▽

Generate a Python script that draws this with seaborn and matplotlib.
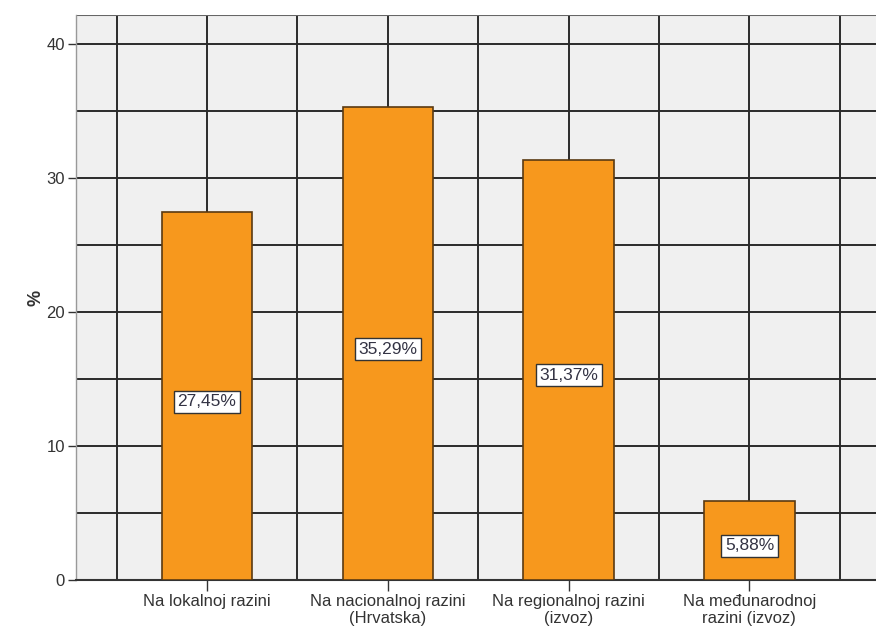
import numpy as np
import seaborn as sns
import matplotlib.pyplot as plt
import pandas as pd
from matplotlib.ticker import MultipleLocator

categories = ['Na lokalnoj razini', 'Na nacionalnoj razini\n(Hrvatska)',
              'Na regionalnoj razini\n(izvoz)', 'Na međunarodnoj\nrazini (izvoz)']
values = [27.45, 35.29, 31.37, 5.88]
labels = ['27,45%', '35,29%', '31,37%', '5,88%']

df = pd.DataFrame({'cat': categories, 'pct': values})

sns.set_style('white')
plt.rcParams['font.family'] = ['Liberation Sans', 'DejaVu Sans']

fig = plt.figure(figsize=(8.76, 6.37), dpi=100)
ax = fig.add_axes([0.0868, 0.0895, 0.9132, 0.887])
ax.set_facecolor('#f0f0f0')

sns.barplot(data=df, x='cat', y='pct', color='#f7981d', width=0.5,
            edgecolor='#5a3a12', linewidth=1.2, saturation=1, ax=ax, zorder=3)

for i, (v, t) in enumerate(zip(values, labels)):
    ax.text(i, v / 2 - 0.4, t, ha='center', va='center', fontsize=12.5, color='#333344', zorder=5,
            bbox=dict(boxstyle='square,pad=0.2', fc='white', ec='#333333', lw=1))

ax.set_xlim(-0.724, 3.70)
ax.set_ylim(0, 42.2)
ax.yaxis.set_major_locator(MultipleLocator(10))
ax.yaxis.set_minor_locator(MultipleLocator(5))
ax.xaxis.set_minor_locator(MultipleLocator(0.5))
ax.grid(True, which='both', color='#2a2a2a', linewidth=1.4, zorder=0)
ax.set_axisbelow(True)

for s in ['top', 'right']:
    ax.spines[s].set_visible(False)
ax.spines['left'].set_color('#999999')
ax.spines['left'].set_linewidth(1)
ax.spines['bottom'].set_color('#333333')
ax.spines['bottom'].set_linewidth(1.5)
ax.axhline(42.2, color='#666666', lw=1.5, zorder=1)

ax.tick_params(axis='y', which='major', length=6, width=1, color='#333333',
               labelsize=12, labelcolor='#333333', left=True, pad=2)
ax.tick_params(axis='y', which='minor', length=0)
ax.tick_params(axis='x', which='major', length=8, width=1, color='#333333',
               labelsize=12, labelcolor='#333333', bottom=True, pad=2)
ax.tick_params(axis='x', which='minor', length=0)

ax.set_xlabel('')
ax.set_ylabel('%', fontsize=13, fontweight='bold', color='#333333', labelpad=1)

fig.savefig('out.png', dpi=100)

△

Exercise details
Return only the lines from the start of the data through the line that contains "saturation=1, ax=ax, zorder=3)", please, copying them exactly and omitting all pictures.

Worked answer
Generate a Python script that draws this with seaborn and matplotlib.
import numpy as np
import seaborn as sns
import matplotlib.pyplot as plt
import pandas as pd
from matplotlib.ticker import MultipleLocator

categories = ['Na lokalnoj razini', 'Na nacionalnoj razini\n(Hrvatska)',
              'Na regionalnoj razini\n(izvoz)', 'Na međunarodnoj\nrazini (izvoz)']
values = [27.45, 35.29, 31.37, 5.88]
labels = ['27,45%', '35,29%', '31,37%', '5,88%']

df = pd.DataFrame({'cat': categories, 'pct': values})

sns.set_style('white')
plt.rcParams['font.family'] = ['Liberation Sans', 'DejaVu Sans']

fig = plt.figure(figsize=(8.76, 6.37), dpi=100)
ax = fig.add_axes([0.0868, 0.0895, 0.9132, 0.887])
ax.set_facecolor('#f0f0f0')

sns.barplot(data=df, x='cat', y='pct', color='#f7981d', width=0.5,
            edgecolor='#5a3a12', linewidth=1.2, saturation=1, ax=ax, zorder=3)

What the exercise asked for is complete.